The links page has been updated a little bit finally; not with particularly interesting information, but at least all the links work.
We went to O’Dowds last night, just to wind down a bit and enjoy the tolerable weather while it’s here. After several near-death traffic incidents and finally finding a parking place, we had an enjoyable time. While I’m on the subject, this is probably as good a time as any to share my vast wealth of knowledge on driving. This is not to imply that I am an exceptionally good driver, only that everyone else is exceptionally bad. So, here is a comprehensive list of driving habits, and drivers, that annoy me. Please make a conscious effort to avoid committing any of these heinous transgressions on your next trip to the store.
Phil’s List of Bad Driving Habits
1. Going too fast or too slow
Next time you are meandering down the street, take an occasional glance off to your right. You will notice several white, rectangular signs with big black numbers in the middle of them. These are “Speed Limit” signs. (Presumably named because they say “Speed Limit” at the top.) Not to play the part of Captain Obvious here, but these signs indicate the approximate speed at which you should currently be traveling. Bear in mind, this number could change frequently!!! If all else fails, just take a look around you; if you find yourself consistently having to avoid running over the person in front of you, or notice a two-block line of cars behind you, you probably need to consider making a speed adjustment. If you’re on the highway, go whatever the heck speed you want, I don’t care; just don’t do it in my lane.

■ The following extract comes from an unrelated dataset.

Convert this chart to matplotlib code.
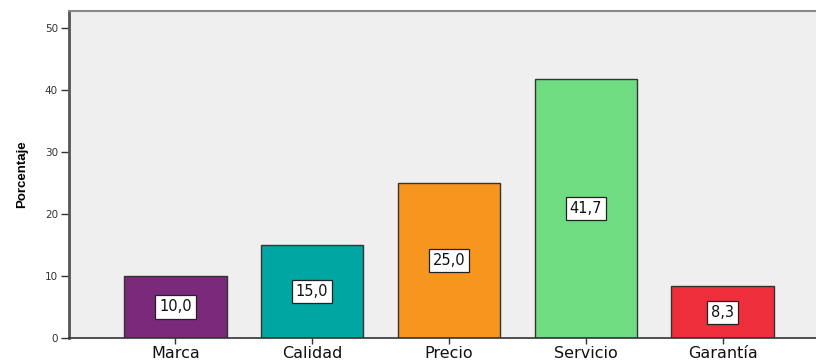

2. Any Johnson County driver
I try to be a little understanding on this one, as I realize this region is still new to the entire concept of motorized travel. But come on now; when you laid down $40k for that fancy new horseless carriage, did it ever occur to you to find out how to operate it? Read the manual!!! That little lever on the left of the steering wheel? It’s called a turn signal. I know you probably don’t have a free hand, with your cell phone in one and your cigarette in the other, but at least make an effort. Speaking of your cigarette, surely if you paid that much for a car, it came with an ashtray. If it didn’t, you got ripped off. What in the world possesses you to throw your trash out the window when there’s an ashtray right by you? (Don’t answer that, I already know.) All those pedals down by your feet? Those are for speeding up and slowing down, and each should be used in different situations. And believe it or not, all those differently shaped signs and pretty colored lights all have significant meaning. The lines on the road? You guessed it, they mean stuff too. Go take a class.
3. Plaza drivers, no matter where they’re from
For some reason I have not yet figured out, all common sense and courtesy ceases as soon as anybody hits the Plaza boundaries. Those are city roads and the same rules apply there as anywhere else. You can’t just stop in the middle of the road and gawk in the store windows. There are other people on the road trying to get someplace. If you are going one direction, and want to go a different direction, this would necessitate a “turn”, and consequently an accompanying “turn signal”. See how that works? Just like anywhere else. Now about those crazy white lines at the intersections, and if you’re really supposed to stop at them like popular legend says… I’m indifferent on that one. Go with your instincts.
Believe me, there are plenty more to list, but that will do it for now. I want to allow ample time for these to propagate throughout the city, and then when all these have been solved I’ll move on to others. There’s also a lengthy list of items that fall under “Things that bother other people but not me” that I could go over.